The executive caution is straightforward: AI should augment governance, not bypass it. It should not be allowed to introduce undocumented transformations, uncontrolled access or opaque business rules. The strongest ROI comes from reducing manual triage and accelerating integration operations, not from replacing architectural discipline.
Executive recommendations for a phased manufacturing ERP sync program
Start with business capability mapping rather than interface inventory. Identify where data silos create the highest operational cost: schedule disruption, excess inventory, delayed receipts, quality escapes, poor traceability or slow financial close. Then define the minimum viable integration backbone that can support those outcomes. In many cases, this means standardizing master data ownership, introducing an API Gateway, centralizing orchestration in middleware, and using event-driven patterns for high-volume operational flows.

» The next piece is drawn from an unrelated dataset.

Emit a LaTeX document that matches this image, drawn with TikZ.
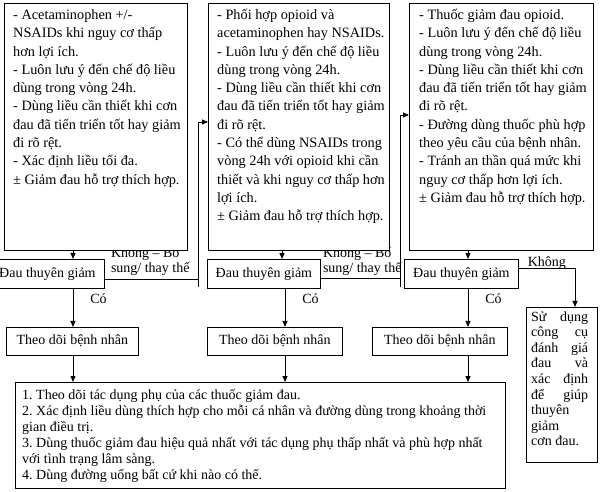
\documentclass[tikz,border=0pt]{standalone}
\usepackage{fontspec}
\setmainfont{Liberation Serif}
\usetikzlibrary{arrows.meta,positioning,backgrounds,calc}
\frenchspacing
\newcommand{\fsz}[2]{\fontsize{#1}{#2}\selectfont}
\newcommand{\firstrow}[1]{\rule{0pt}{#1}}

\begin{document}
\begin{tikzpicture}[
    x=1pt, y=-1pt,
    frame/.style={rectangle, draw, fill=white, line width=0.8pt, inner sep=0pt, anchor=north west},
    midbox/.style={frame, minimum height=29pt, text height=10pt, text depth=3pt, font=\fsz{14}{16}},
    watchbox/.style={frame, minimum height=28pt, text height=10pt, text depth=3pt, font=\fsz{14}{16}},
    boxtext/.style={inner sep=0pt, align=flush left, text width=#1},
    yes/.style={pos=0.25, right=17pt, inner sep=0pt, font=\fsz{14}{16}},
    alt/.style={inner sep=0pt, align=flush left, text width=90pt, anchor=south west, font=\fsz{14}{15}},
    link/.style={line width=0.8pt},
    arrow/.style={-{Triangle[length=6pt,width=5pt]}, line width=0.8pt}
]
\useasboundingbox (0,0) rectangle (606,492);

% columns and rows used by the connectors
\coordinate (c1) at (73,0);
\coordinate (c2a) at (282,0);
\coordinate (c2) at (285,0);
\coordinate (c3) at (468,0);
\coordinate (cn) at (575,0);
\coordinate (k1) at (198,287);
\coordinate (k2) at (400,287);
\coordinate (r1) at (0,279);
\coordinate (r2) at (0,278);
\coordinate (r3) at (0,268);
\coordinate (e2) at (0,122);
\coordinate (e3) at (0,115);

% top row
\node[frame, minimum width=183pt, minimum height=247pt] (top1) at (4,3) {};
\node[frame, minimum width=181pt, minimum height=247pt] (top2) at (208,3) {};
\node[frame, minimum width=184pt, minimum height=247pt] (top3) at (409,3) {};

\node[boxtext=185pt, font=\fsz{14.3}{18.3}, below right=2.3pt and 9pt of top1.north west] {\firstrow{14pt}- Acetaminophen +/-\\
NSAIDs khi nguy cơ thấp\\
hơn lợi ích.\\
- Luôn lưu ý đến chế độ liều\\
dùng trong vòng 24h.\\
- Dùng liều cần thiết khi cơn\\
đau đã tiến triển tốt hay giảm\\
đi rõ rệt.\\
- Xác định liều tối đa.\\
± Giảm đau hỗ trợ thích hợp.};

\node[boxtext=185pt, font=\fsz{14.3}{18.3}, below right=2.3pt and 9pt of top2.north west] {\firstrow{14pt}- Phối hợp opioid và\\
acetaminophen hay NSAIDs.\\
- Luôn lưu ý đến chế độ liều\\
dùng trong vòng 24h.\\
- Dùng liều cần thiết khi cơn\\
đau đã tiến triển tốt hay giảm\\
đi rõ rệt.\\
- Có thể dùng NSAIDs trong\\
vòng 24h với opioid khi cần\\
thiết và khi nguy cơ thấp hơn\\
lợi ích.\\
± Giảm đau hỗ trợ thích hợp.};

\node[boxtext=185pt, font=\fsz{14.3}{18.3}, below right=2.3pt and 10pt of top3.north west] {\firstrow{14pt}- Thuốc giảm đau opioid.\\
- Luôn lưu ý đến chế độ liều\\
dùng trong vòng 24h.\\
- Dùng liều cần thiết khi cơn\\
đau đã tiến triển tốt hay giảm\\
đi rõ rệt.\\
- Đường dùng thuốc phù hợp\\
theo yêu cầu của bệnh nhân.\\
- Tránh an thần quá mức khi\\
nguy cơ thấp hơn lợi ích.\\
± Giảm đau hỗ trợ thích hợp.};

% middle rows
\node[midbox, minimum width=114pt] (dau1) at (-10,259) {Đau thuyên giảm};
\node[midbox, minimum width=113pt] (dau2) at (207,259) {Đau thuyên giảm};
\node[midbox, minimum width=114pt] (dau3) at (404,259) {Đau thuyên giảm};

\node[watchbox, minimum width=132pt] (theo1) at (6,327) {Theo dõi bệnh nhân};
\node[watchbox, minimum width=135pt] (theo2) at (207,327) {Theo dõi bệnh nhân};
\node[watchbox, minimum width=135pt] (theo3) at (372,327) {Theo dõi bệnh nhân};

\node[frame, minimum width=71pt, minimum height=155pt] (supp) at (526,307) {};
\node[boxtext=57pt, font=\fsz{14}{15.6}, below right=1pt and 5pt of supp.north west] {\firstrow{13pt}Sử\hfill dụng\\
công\hfill cụ\\
đánh\hfill giá\\
đau\hfill và\\
xác\hfill định\\
để\hfill giúp\\
thuyên\\
giảm\\
cơn đau.};

% bottom box
\node[frame, minimum width=490pt, minimum height=106pt] (notes) at (15,382) {};
\node[boxtext=490pt, font=\fsz{14}{16}, below right=3pt and 7pt of notes.north west] {\firstrow{14pt}1. Theo dõi tác dụng phụ của các thuốc giảm đau.\\
2. Xác định liều dùng thích hợp cho mỗi cá nhân và đường dùng trong khoảng thời\\
gian điều trị.\\
3. Dùng thuốc giảm đau hiệu quả nhất với tác dụng phụ thấp nhất và phù hợp nhất\\
với tình trạng lâm sàng.\\
4. Dùng đường uống bất cứ khi nào có thể.};

% labels partly hidden by the top boxes
\begin{scope}[on background layer]
\node[alt] at ($(dau1.east |- r1)+(6,-3.5)$) {Không – Bổ\\sung/ thay thế};
\node[alt] at ($(dau2.east |- r2)+(2,-2.5)$) {Không – Bổ\\sung/ thay thế};
\end{scope}

% connectors
\draw[arrow] (top1.south -| c1) -- (dau1.north -| c1);
\draw[arrow] (top2.south -| c2a) -- (dau2.north -| c2a);
\draw[arrow] (top3.south -| c3) -- (dau3.north -| c3);

\draw[arrow] (dau1.south -| c1) -- node[yes] {Có} (theo1.north -| c1);
\draw[arrow] (dau2.south -| c2) -- node[yes] {Có} (theo2.north -| c2);
\draw[arrow] (dau3.south -| c3) -- node[yes] {Có} (theo3.north -| c3);

\draw[arrow] (theo1.south -| c1) -- (notes.north -| c1);
\draw[arrow] (theo2.south -| c2) -- (notes.north -| c2);
\draw[arrow] (theo3.south -| c3) -- (notes.north -| c3);

\draw[link] (dau1.east |- r1) -- (k1 |- r1);
\draw[arrow] (k1) |- (top2.west |- e2);
\draw[link] (dau2.east |- r2) -- (k2 |- r2);
\draw[arrow] (k2) |- (top3.west |- e3);

\draw[arrow] (dau3.east |- r3) -| node[pos=0.25, anchor=base, yshift=1.5pt, inner sep=0pt, font=\fsz{14}{16}] {Không} (supp.north -| cn);
\end{tikzpicture}
\end{document}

Phase delivery by value stream, not by application alone. For example, synchronize procure-to-produce first, then produce-to-ship, then quality-to-finance. Establish governance early, including API standards, IAM policy, observability baselines and change control. Measure success through business indicators such as inventory accuracy, order status reliability, exception resolution time, production visibility and reconciliation effort. This is how integration becomes an operating advantage rather than a technical maintenance burden.
Executive Conclusion
Reducing data silos across manufacturing operations requires more than connecting systems. It requires an enterprise sync strategy that aligns process criticality, architecture patterns, governance and resilience. The most effective programs combine API-first design, selective use of REST APIs, GraphQL where consumption flexibility is needed, webhooks for event notification, middleware for orchestration, and event-driven architecture for scalable operational flow. They also recognize that not every process needs real-time synchronization and that business continuity, security and observability are strategic design inputs, not technical afterthoughts.

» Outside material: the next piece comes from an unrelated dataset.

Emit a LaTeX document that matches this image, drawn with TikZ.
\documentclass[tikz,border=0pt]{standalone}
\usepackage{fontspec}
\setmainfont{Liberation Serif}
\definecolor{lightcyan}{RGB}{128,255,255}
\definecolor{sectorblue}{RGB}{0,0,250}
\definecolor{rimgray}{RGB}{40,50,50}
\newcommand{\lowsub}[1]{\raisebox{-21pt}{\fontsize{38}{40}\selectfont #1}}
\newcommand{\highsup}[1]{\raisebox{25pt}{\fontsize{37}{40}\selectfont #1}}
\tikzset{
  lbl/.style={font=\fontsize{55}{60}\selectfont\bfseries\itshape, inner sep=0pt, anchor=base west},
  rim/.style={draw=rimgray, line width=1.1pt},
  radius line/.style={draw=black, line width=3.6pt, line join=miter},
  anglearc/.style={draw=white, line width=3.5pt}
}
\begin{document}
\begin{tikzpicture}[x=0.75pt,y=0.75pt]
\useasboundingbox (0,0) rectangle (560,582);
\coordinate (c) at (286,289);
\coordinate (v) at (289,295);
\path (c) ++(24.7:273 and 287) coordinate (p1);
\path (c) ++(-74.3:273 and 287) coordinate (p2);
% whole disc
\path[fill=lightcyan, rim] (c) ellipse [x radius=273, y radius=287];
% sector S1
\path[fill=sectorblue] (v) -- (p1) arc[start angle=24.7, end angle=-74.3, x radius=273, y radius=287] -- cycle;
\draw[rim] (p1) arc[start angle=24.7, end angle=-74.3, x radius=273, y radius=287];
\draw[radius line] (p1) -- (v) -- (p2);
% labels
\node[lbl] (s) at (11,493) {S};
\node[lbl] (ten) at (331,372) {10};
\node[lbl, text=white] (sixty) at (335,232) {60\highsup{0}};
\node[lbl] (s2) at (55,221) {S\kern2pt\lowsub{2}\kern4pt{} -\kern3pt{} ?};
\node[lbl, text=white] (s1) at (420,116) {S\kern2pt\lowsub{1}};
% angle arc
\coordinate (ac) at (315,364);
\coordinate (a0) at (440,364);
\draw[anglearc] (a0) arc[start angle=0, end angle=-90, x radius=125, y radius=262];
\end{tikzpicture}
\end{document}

For CIOs, CTOs, architects and partners, the practical path is to build a governed integration foundation that supports Odoo and surrounding manufacturing systems as part of a broader enterprise operating model. When done well, synchronization reduces manual work, improves decision quality, strengthens traceability and lowers operational risk. The long-term advantage is not simply cleaner data. It is a more coordinated manufacturing enterprise that can scale, adapt and recover with greater confidence.